Title: Prosodic Correlates of Voice Preference in Mandarin Chinese and German: A Cross-linguistic Comparison

Authors: Hongwei Ding, Rüdiger Hoffmann, Oliver Jokisch


To find a pleasant voice for speech synthesis is of vital importance to the system. In this study we investigated the influence of prosodic parameters on voice preference from a cross-linguistic perspective. We conducted two voice preference tests. 24 German and 50 Chinese listeners took part in the first test on German speaker selection; while 25 Chinese and 10 German listeners participated in the second one on Chinese speaker selection.

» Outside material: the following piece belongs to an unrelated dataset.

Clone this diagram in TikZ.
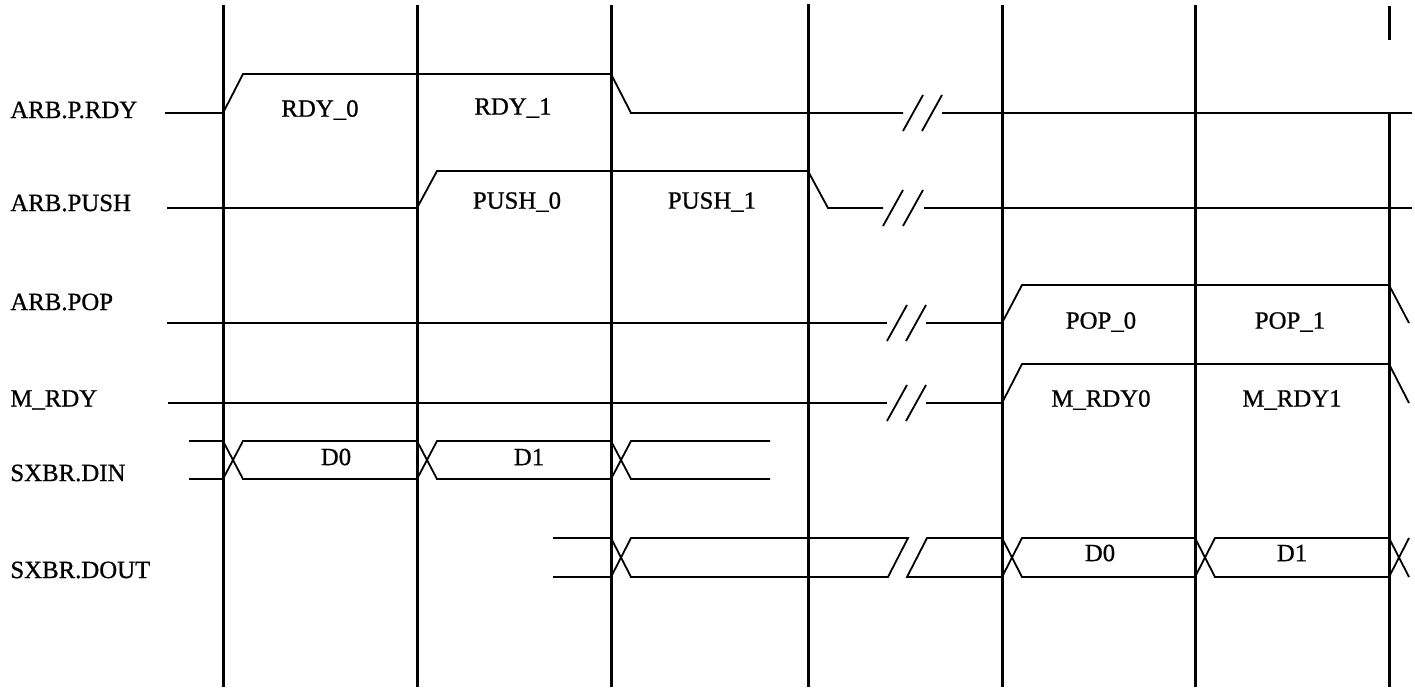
\documentclass[tikz,border=0pt]{standalone}
\usepackage{fontspec}
\setmainfont{Liberation Serif}[FakeBold=0.8]

\begin{document}
\begin{tikzpicture}[x=0.5pt,y=0.5pt,yscale=-1,xscale=1,
	clkline/.style={line width=1.5pt},
	wave/.style={line width=0.9pt},
	lbl/.style={font=\fontsize{12.4}{14}\selectfont},
	sname/.style={lbl,anchor=west,inner sep=0pt}]
	\useasboundingbox (0,0) rectangle (1415,687);

	%Straight Lines (clock edges)
	\draw [clkline]   (223,5) -- (223,687) ;
	\draw [clkline]   (417,5) -- (417,687) ;
	\draw [clkline]   (611,5) -- (611,687) ;
	\draw [clkline]   (808,4) -- (808,687) ;
	\draw [clkline]   (1002,5) -- (1002,687) ;
	\draw [clkline]   (1195,5) -- (1195,687) ;
	\draw [clkline]   (1389,113) -- (1389,687) ;
	\draw [clkline]   (1389,6) -- (1389,40) ;

	%Straight Lines (ARB.P.RDY)
	\draw [wave]   (165,113) -- (223,113) -- (243,74) -- (611,74) -- (631,113) -- (903,113) ;
	\draw [wave]   (942,113) -- (1412,113) ;
	\draw [wave]   (903,131) -- ++(20,-36) (922,131) -- ++(20,-36) ;
	%Straight Lines (ARB.PUSH)
	\draw [wave]   (167,208) -- (417,208) -- (437,171) -- (808,171) -- (828,208) -- (883,208) ;
	\draw [wave]   (924,208) -- (1412,208) ;
	\draw [wave]   (883,226) -- ++(20,-36) (903,226) -- ++(20,-36) ;
	%Straight Lines (ARB.POP)
	\draw [wave]   (167,323) -- (887,323) ;
	\draw [wave]   (926,323) -- (1002,323) -- (1022,285) -- (1389,285) -- (1409,323) ;
	\draw [wave]   (887,341) -- ++(20,-36) (906,341) -- ++(20,-36) ;
	%Straight Lines (M_RDY)
	\draw [wave]   (168,403) -- (887,403) ;
	\draw [wave]   (926,403) -- (1002,403) -- (1022,364) -- (1389,364) -- (1409,403) ;
	\draw [wave]   (887,421) -- ++(20,-36) (906,421) -- ++(20,-36) ;
	%Straight Lines (SXBR.DIN)
	\draw [wave]   (189,441) -- (223,441) -- (243,479) -- (417,479) -- (437,441) -- (611,441) -- (631,479) -- (770,479) ;
	\draw [wave]   (189,479) -- (223,479) -- (243,441) -- (417,441) -- (437,479) -- (611,479) -- (631,441) -- (770,441) ;
	%Straight Lines (SXBR.DOUT)
	\draw [wave]   (553,538) -- (611,538) -- (631,577) -- (888,577) -- (908,538) -- (631,538) -- (611,577) -- (553,577) ;
	\draw [wave]   (1409,577) -- (1389,538) -- (1215,538) -- (1195,577) -- (1022,577) -- (1002,538) -- (927,538) -- (907,577) -- (1002,577) -- (1022,538) -- (1195,538) -- (1215,577) -- (1389,577) -- (1409,538) ;

	% Text Node
	\draw (10,110) node [sname] (nrdy) {ARB.P.RDY};
	% Text Node
	\draw (10,203) node [sname] (npush) {ARB.PUSH};
	% Text Node
	\draw (10,302) node [sname] (npop) {ARB.POP};
	% Text Node
	\draw (10,400) node [sname] (nmrdy) {M\_RDY};
	% Text Node
	\draw (10,473) node [sname] (ndin) {SXBR.DIN};
	% Text Node
	\draw (10,570) node [sname] (ndout) {SXBR.DOUT};
	% Text Node
	\draw (320,110) node [lbl] (rdy0) {RDY\_0};
	% Text Node
	\draw (513,108) node [lbl] (rdy1) {RDY\_1};
	% Text Node
	\draw (517,202) node [lbl] (push0) {PUSH\_0};
	% Text Node
	\draw (712,202) node [lbl] (push1) {PUSH\_1};
	% Text Node
	\draw (1101,322) node [lbl] (pop0) {POP\_0};
	% Text Node
	\draw (1290,322) node [lbl] (pop1) {POP\_1};
	% Text Node
	\draw (1101,400) node [lbl] (mrdy0) {M\_RDY0};
	% Text Node
	\draw (1292,400) node [lbl] (mrdy1) {M\_RDY1};
	% Text Node
	\draw (336,457) node [lbl] (din0) {D0};
	% Text Node
	\draw (529,457) node [lbl] (din1) {D1};
	% Text Node
	\draw (1100,553) node [lbl] (dout0) {D0};
	% Text Node
	\draw (1292,553) node [lbl] (dout1) {D1};
\end{tikzpicture}
\end{document}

Then we employed Momel algorithm to extract 18 purely acoustic parameters, which are supposed to capture the prosodic pitch change patterns of these speakers. The results showed that there were strong correlations between the ranking scores of German and Chinese listeners on both German and Chinese speakers. However, the Chinese listeners showed more correlations between their voice preference and the melody metrics than the German listeners. The Chinese listeners preferred larger pitch changes in Mandarin Chinese. The experiment results suggested that a pleasant voice can have some prosodic characteristics, which makes an agreeable impression on both native and non-native listeners. But listeners may also rely on information of other prosodic parameters (such as duration, speech rate, intensity) as well as phonation types and formant spaces in the selection of a preferred voice, which will be investigated in the future. The current study may shed some light on talent voice selection in a speech synthesis system.

Year: 2017
In session: Poster
Pages: 83 to 90